The Run of the Country
Filmed in County Cavan, in a village south of the border between Northern Ireland and the Republic of Ireland, this coming-of-age tale has a raw beauty that is enough to grab your attention. It’ll have to be enough since little else in the lollygagging script by Shane Connaughton, who co-wrote My Left Foot, rises above the achingly familiar.

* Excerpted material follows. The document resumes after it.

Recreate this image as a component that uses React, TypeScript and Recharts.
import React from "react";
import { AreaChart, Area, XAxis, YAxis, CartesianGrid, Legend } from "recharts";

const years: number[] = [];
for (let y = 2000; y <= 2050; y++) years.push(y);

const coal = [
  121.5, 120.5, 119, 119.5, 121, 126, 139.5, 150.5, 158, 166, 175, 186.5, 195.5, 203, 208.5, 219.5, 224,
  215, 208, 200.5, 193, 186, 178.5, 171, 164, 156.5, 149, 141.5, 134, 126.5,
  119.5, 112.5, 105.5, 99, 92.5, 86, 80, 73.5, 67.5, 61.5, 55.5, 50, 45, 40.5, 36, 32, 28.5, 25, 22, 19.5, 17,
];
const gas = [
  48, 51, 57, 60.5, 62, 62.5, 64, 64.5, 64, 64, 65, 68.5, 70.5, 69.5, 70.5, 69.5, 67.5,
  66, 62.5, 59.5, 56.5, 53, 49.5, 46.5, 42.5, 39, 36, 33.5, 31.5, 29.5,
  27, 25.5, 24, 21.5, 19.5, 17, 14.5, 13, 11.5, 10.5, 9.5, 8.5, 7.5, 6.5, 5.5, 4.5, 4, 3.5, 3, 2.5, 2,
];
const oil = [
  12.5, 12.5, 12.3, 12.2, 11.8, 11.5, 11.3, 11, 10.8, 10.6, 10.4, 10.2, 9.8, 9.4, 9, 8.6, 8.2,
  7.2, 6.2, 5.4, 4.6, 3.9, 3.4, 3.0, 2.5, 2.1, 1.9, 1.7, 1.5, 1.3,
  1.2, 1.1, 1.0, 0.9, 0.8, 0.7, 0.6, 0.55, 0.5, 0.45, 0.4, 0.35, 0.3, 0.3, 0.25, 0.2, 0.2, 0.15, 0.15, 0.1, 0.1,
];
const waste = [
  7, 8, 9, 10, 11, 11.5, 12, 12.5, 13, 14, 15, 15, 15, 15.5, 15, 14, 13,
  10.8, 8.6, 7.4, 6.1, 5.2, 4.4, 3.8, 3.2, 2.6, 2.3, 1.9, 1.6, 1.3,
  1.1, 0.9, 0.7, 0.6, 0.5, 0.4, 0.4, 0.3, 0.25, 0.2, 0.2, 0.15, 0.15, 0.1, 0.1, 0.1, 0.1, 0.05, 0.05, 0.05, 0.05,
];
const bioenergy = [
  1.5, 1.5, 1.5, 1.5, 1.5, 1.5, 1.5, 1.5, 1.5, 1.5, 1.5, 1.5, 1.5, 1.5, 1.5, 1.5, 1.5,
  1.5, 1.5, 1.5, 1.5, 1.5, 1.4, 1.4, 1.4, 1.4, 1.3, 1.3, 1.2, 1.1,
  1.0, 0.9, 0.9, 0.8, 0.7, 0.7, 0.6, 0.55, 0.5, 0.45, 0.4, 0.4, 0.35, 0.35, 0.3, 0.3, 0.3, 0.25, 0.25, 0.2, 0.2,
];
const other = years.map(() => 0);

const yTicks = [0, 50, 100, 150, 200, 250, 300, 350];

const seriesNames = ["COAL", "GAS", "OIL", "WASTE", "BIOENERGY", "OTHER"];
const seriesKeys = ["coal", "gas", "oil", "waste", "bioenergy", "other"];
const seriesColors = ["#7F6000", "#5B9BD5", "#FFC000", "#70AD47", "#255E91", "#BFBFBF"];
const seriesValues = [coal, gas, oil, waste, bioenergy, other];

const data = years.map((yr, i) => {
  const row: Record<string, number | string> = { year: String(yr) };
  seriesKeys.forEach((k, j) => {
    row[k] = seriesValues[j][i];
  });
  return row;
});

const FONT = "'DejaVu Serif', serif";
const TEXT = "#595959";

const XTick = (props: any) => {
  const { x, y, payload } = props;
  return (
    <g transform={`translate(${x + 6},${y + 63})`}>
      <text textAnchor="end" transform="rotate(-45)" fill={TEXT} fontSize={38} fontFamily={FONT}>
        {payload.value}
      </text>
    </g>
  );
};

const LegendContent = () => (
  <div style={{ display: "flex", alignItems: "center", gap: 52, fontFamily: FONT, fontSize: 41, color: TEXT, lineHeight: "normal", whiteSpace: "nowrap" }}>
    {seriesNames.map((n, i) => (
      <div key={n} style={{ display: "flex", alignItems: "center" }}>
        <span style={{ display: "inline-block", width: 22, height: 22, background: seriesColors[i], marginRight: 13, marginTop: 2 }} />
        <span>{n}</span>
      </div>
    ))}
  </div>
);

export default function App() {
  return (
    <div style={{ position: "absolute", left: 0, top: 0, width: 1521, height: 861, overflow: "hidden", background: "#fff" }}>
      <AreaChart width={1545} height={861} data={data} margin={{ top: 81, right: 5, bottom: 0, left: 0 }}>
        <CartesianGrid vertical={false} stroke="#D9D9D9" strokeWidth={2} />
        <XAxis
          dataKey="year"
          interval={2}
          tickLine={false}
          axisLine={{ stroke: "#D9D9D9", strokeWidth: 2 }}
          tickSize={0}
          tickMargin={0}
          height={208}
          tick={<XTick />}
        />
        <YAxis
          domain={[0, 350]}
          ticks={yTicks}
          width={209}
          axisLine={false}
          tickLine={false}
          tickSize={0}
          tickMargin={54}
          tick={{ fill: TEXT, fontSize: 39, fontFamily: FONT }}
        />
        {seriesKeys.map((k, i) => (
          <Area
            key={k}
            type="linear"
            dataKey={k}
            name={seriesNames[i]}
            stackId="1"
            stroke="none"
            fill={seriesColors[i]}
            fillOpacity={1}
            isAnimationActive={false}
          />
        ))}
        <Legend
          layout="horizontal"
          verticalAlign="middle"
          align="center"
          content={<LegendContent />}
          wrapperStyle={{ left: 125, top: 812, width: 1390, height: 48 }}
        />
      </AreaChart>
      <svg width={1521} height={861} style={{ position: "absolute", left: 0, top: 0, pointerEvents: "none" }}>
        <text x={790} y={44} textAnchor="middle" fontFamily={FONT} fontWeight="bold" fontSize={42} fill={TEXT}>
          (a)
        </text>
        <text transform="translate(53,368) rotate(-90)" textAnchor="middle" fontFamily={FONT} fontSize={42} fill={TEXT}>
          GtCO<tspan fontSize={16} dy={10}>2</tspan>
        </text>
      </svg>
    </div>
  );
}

Eighteen-year-old Danny, played by Michigan-born Matt Keesler, has been restless since the death of his mother. His father (Albert Finney), a local sergeant, is a hard-ass who expects Danny to take his wife’s place as cook and housekeeper until it’s time to go to college in Dublin. Danny has other plans. He runs off with his wild friend Prunty — Anthony Brophy in the film’s liveliest performance — and falls in love with Annagh Lee (Irish-born Victoria Smurfit), a north-of-the-border colleen with fire in her eyes and tongue. Skinny-dipping leads to sex, which leads to pregnancy, which leads to decision making about marriage or abortion, which leads to a sudsy plot as old as time.
For additional conflict, Connaughton throws in Irish Republican Army politics, an accidental death, and a tar and feathering for Danny that looks convincingly painful. The young leads are both attractive and play their stock roles as if they were freshly minted. But the formidable Finney, one of the finest actors on the planet, is wasted in a role that calls for him to bluster and break down at predictable intervals. The Run of the Country, a title meant to evoke the freedom of youth, marks the first teaming of Finney with British director Peter Yates since both won well-deserved Oscar nominations for The Dresser, in 1984. You go into this movie waiting for fireworks and leave it thinking. “Is that all there is?”